A good friend got in touch this week and asked me to recommend a book for a family member of his who is in a History book club. The idea was that his good friend the historian could recommend something really interesting. “They have done quite a bit of memoir recently so perhaps break away from that”, I was informed.
Well. Here is the problem. I am not just an historian, in the sense that anyone who writes about the past might consider themselves, often with some justification. I have a degree in this, and I teach it. That means there is a very real danger that I will recommend something unique in its approach, original in its methodology and intriguing in the structure of its arguments and selection of attendant detail.
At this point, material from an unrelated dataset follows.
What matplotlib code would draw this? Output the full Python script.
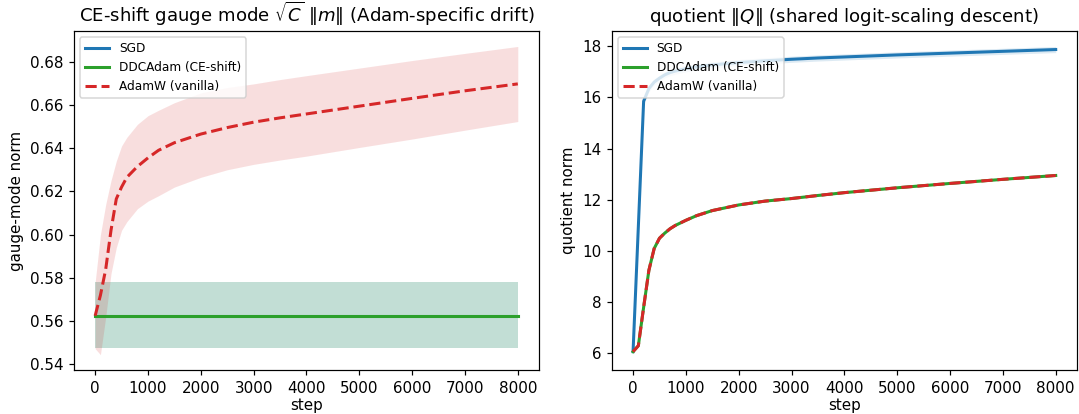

A book that no person in his or her right mind would read in their spare time, basically. Certainly not a good idea for a book club, least of all after these people came up with the supposedly good idea of asking a professional to get something really exciting for their next discussion.
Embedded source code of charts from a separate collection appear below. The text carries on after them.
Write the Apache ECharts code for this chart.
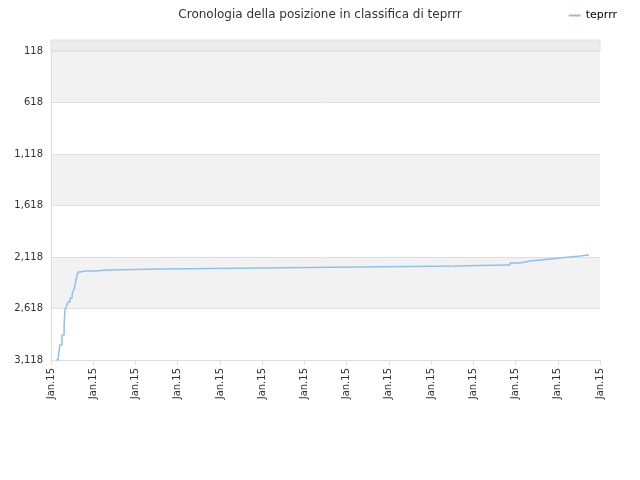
<!DOCTYPE html>
<html><head><meta charset="utf-8">
<script src="https://cdn.jsdelivr.net/npm/echarts@6/dist/echarts.min.js"></script>
<style>html,body{margin:0;padding:0}#c{width:640px;height:480px}</style></head>
<body><div id="c"></div>
<script>
const xPos = [0.12,0.17,0.21,0.26,0.31,0.33,0.36,0.40,0.45,0.50,0.54,0.57,0.59,0.62,0.64,0.69,0.81,1.04,1.35,2.58,2.63,4.95,4.99,7.27,7.32,9.57,9.61,10.75,10.87,11.1,11.34,11.58,11.82,12.05,12.29,12.53,12.72];
const ranks = [3118,3098,2972,2875,2778,2632,2603,2555,2516,2477,2438,2390,2341,2293,2264,2254,2254,2244,2235,2235,2225,2225,2215,2215,2205,2205,2196,2196,2176,2157,2147,2137,2128,2118,2108,2099,2089];
const xLabels = Array(14).fill('Jan.15');
const seriesName = 'teprrr';
const chart = echarts.init(document.getElementById('c'));
chart.setOption({
  animation:false,
  title:{text:'Cronologia della posizione in classifica di teprrr',left:'center',top:4,textStyle:{fontFamily:'DejaVu Sans',fontSize:12,fontWeight:'normal',color:'#333'}},
  legend:{right:18,top:5,itemWidth:12,itemHeight:2,icon:'rect',textStyle:{fontFamily:'DejaVu Sans',fontSize:11,color:'#000'}},
  graphic:[{type:'rect',shape:{x:51,y:40,width:549,height:11},style:{fill:'#ececec',stroke:'#ddd'}}],
  grid:{left:51,right:40,top:51,bottom:120},
  xAxis:{type:'value',min:0,max:13,interval:1,
    axisLine:{lineStyle:{color:'#ddd'}},axisTick:{show:true,lineStyle:{color:'#ddd'}},splitLine:{show:false},
    axisLabel:{rotate:90,fontFamily:'DejaVu Sans',fontSize:10,color:'#333',formatter:(v)=>xLabels[Math.round(v)]}},
  yAxis:{type:'value',inverse:true,min:118,max:3118,interval:500,
    axisLine:{show:true,lineStyle:{color:'#ddd'}},axisTick:{show:false},
    axisLabel:{fontFamily:'DejaVu Sans',fontSize:10,color:'#333'},
    splitLine:{lineStyle:{color:'#e0e0e0'}},
    splitArea:{show:true,areaStyle:{color:['#f2f2f2','#ffffff']}}},
  series:[{name:seriesName,type:'line',step:'end',showSymbol:false,
    lineStyle:{color:'#90c0f0',width:1.5},itemStyle:{color:'#90c0f0'},
    data:xPos.map((x,i)=>[x,ranks[i]])}]
});
</script></body></html>
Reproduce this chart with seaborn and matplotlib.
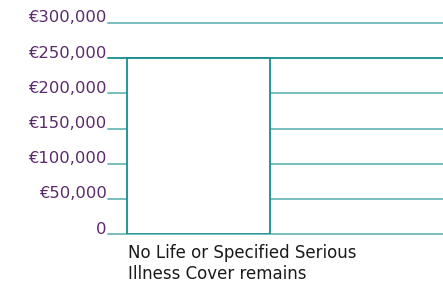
import matplotlib
matplotlib.use("Agg")
import matplotlib.pyplot as plt
import matplotlib.transforms as mtransforms
import seaborn as sns
import pandas as pd

categories = ["No Life or Specified Serious\nIllness Cover remains"]
values = [250000]
yticks = [0, 50000, 100000, 150000, 200000, 250000, 300000]
ytick_labels = ["0", "€50,000", "€100,000", "€150,000", "€200,000", "€250,000", "€300,000"]

sns.set_theme(style="white")
plt.rcParams["font.family"] = ["DejaVu Sans"]

purple = "#5a2a6a"
grid_teal = "#6cb9b9"
bar_teal = "#1a8c8c"

fig = plt.figure(figsize=(4.43, 2.85), dpi=100)
ax = fig.add_axes([108/443, 1-234/285, 1-108/443, (234-23)/285])

df = pd.DataFrame({"cat": categories, "val": values})
sns.barplot(data=df, x="cat", y="val", ax=ax, color="white", width=0.8,
            edgecolor=bar_teal, linewidth=1.3, zorder=3)

ax.set_ylim(0, 300000)
ax.set_xlim(-0.506, 1.368)
ax.set_yticks(yticks)
ax.set_yticklabels(ytick_labels, color=purple, fontsize=11.8)
ax.tick_params(axis="y", length=0, pad=1)
offset = mtransforms.ScaledTranslation(0, 0.5/100, fig.dpi_scale_trans)
for lab in ax.get_yticklabels():
    lab.set_va("baseline")
    lab.set_transform(lab.get_transform() + offset)
ax.yaxis.grid(True, color=grid_teal, linewidth=1.3, zorder=0)
for val, gl in zip(yticks, ax.get_ygridlines()):
    gl.set_clip_on(False)
    if val == values[0]:
        gl.set_color(bar_teal)
ax.set_axisbelow(True)
for s in ax.spines.values():
    s.set_visible(False)

ax.set_xticks([-0.395])
ax.set_xticklabels(categories, ha="left", fontsize=12, color="#1a1a1a", linespacing=1.2)
ax.tick_params(axis="x", length=0, pad=7)
ax.set_xlabel("")
ax.set_ylabel("")

fig.savefig("out.png", dpi=100)
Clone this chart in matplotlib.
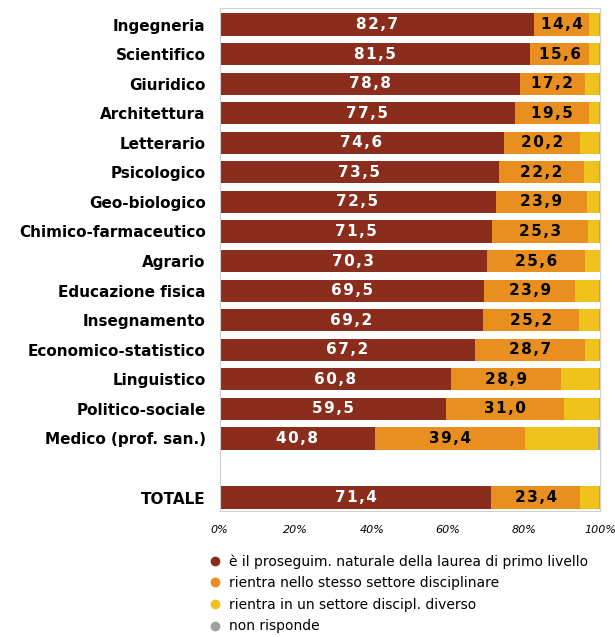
import numpy as np
import matplotlib.pyplot as plt
from matplotlib.lines import Line2D

categories = ['Ingegneria', 'Scientifico', 'Giuridico', 'Architettura', 'Letterario',
              'Psicologico', 'Geo-biologico', 'Chimico-farmaceutico', 'Agrario',
              'Educazione fisica', 'Insegnamento', 'Economico-statistico',
              'Linguistico', 'Politico-sociale', 'Medico (prof. san.)', 'TOTALE']
naturale = [82.7, 81.5, 78.8, 77.5, 74.6, 73.5, 72.5, 71.5, 70.3, 69.5, 69.2, 67.2, 60.8, 59.5, 40.8, 71.4]
stesso = [14.4, 15.6, 17.2, 19.5, 20.2, 22.2, 23.9, 25.3, 25.6, 23.9, 25.2, 28.7, 28.9, 31.0, 39.4, 23.4]
diverso = [2.6, 2.6, 3.7, 2.7, 4.9, 4.0, 3.3, 2.9, 4.0, 6.3, 5.3, 3.8, 10.0, 9.2, 19.3, 4.9]
non_risp = [0.3, 0.3, 0.3, 0.3, 0.3, 0.3, 0.3, 0.3, 0.1, 0.3, 0.3, 0.3, 0.3, 0.3, 0.5, 0.3]
series_labels = ['è il proseguim. naturale della laurea di primo livello',
                 'rientra nello stesso settore disciplinare',
                 'rientra in un settore discipl. diverso',
                 'non risponde']
colors = ['#8a2d1c', '#e98f1f', '#efc21c', '#a0a0a0']
ticks = [0, 20, 40, 60, 80, 100]

ypos = np.array(list(range(15)) + [16])


def spaced(v):
    return '\u200a'.join(f'{v:.1f}'.replace('.', ','))


fig = plt.figure(figsize=(6.15, 6.37), dpi=100)
ax = fig.add_axes([0.357, 0.198, 0.619, 0.789])

left = np.zeros(len(categories))
for vals, col in zip([naturale, stesso, diverso, non_risp], colors):
    vals = np.array(vals)
    ax.barh(ypos, vals, left=left, height=0.75, color=col, edgecolor='none')
    left += vals

for y, a, b in zip(ypos, naturale, stesso):
    ax.text(a / 2, y, spaced(a), ha='center', va='center',
            color='white', fontsize=11, fontweight='bold')
    ax.text(a + b / 2, y, spaced(b), ha='center', va='center',
            color='black', fontsize=11, fontweight='bold')

ax.set_xlim(0, 100)
ax.set_ylim(16.45, -0.55)
ax.set_yticks(ypos)
ax.set_yticklabels(categories, fontsize=11, fontweight='bold')
ax.set_xticks(ticks)
ax.set_xticklabels([f'{t}%' for t in ticks], fontsize=8, style='italic')
ax.tick_params(length=0)
ax.tick_params(axis='x', pad=10)
ax.tick_params(axis='y', pad=10)
for s in ax.spines.values():
    s.set_color('#d0d0d0')

handles = [Line2D([], [], marker='o', linestyle='none', markersize=6,
                  markerfacecolor=c, markeredgecolor=c) for c in colors]
fig.legend(handles, series_labels, loc='upper left', bbox_to_anchor=(0.33, 0.139),
           frameon=False, fontsize=10, handletextpad=0.5, labelspacing=0.55,
           borderaxespad=0, handlelength=1)

fig.savefig('out.png', dpi=100)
So when my friend made the innocent request my mind immediately started turning over possibilities and rejecting them almost as quickly. There are a lot of different kinds of history books, from the aforementioned memoir and other first-hand accounts to “magisterial” works that purport to successfully embrace an entire concept, whether it be the development of fascism or World War II. People who write blurbs for books love the word “magisterial” and use it as soon as the book in question has reached enough pages to qualify, by the way. Every various approach to writing history creates its own specific reading experience. There are many history buffs out there who love the idea of cuddling up for the evening to work through pages three hundred to four hundred and two of a biography of Abraham Lincoln or Josef Stalin. I mention these two as the names popped into my head by the way; at least among history buffs I know, all large biographies are more or less created equal insofar as they deal with a prominent subject centrally involved in major historical events.
In graduate school we spend years decrying such “great man” history and generally proving ourselves worthy of being above such concerns. For us, a good book is one that demands note-taking throughout. You can forget that many people do not actually enjoy reading that way. People who like to read history books often enjoy reading memoirs or biographies in part because those genres have been home to writers with great skill not just at detecting and sharing an interesting narrative at the center of a historical event or series of events, but making that narrative a pleasure to read. The question of the miserable failure of historians to actually write books for the general public rather than between ten and fifteen tenured scholars is a big one that I might take a harder stab at another day, but I will say for now that it is hard to break the habits of my training. It is important, too, to remind oneself that history is interesting in its own right and is allowed to remain interesting after the kids have gone to bed or when you have got back from a very long day at work or when you simply have little over an hour left before exhaustion takes you. I do like reading the complex histories we spend graduate school reading and recommending to each other, but I am not confident I could say I spend my free time reading them.
We had a baby in May, and for a few weeks I dove straight into The World at War, the classic BBC documentary series on World War II featuring Laurence Olivier’s aggressively idiosyncratic pronunciation of words like “frontier.” When I got to the episode on 1930s Japan I could not help but express frustration at how much was skipped over or represented in a way that lent itself too easily to misunderstanding. It was only two thirds of the way through the episode that it dawned on me a scholar of Germany would have felt the same way about the episode on the Weimar Republic. It helped put things back in context a little. It would not be hard to put together an entire conference on what The World at War gets wrong, I’m sure, but has it really led me all that far astray? It is not a coincidence I suddenly found myself raiding my bookshelf for World War II books, I suspect. The end result is a good one.
So, back to the matter at hand. What book to pick? With a little more information (anything on modern Korea might be helpful) I chose to recommend Under the Loving Care of the Fatherly Leader, an interesting history of postwar North Korea, written not by an historian but by a journalist. Still, I am happy with the recommendation and I very much hope they like it. Author Bradley K. Martin works hard to present a clear picture of life inside North Korea under the Kim Il Sung and Kim Jong Il regimes. It’s fascinating stuff and a lot to chew over, with nary a quotation of Michel Foucault in sight.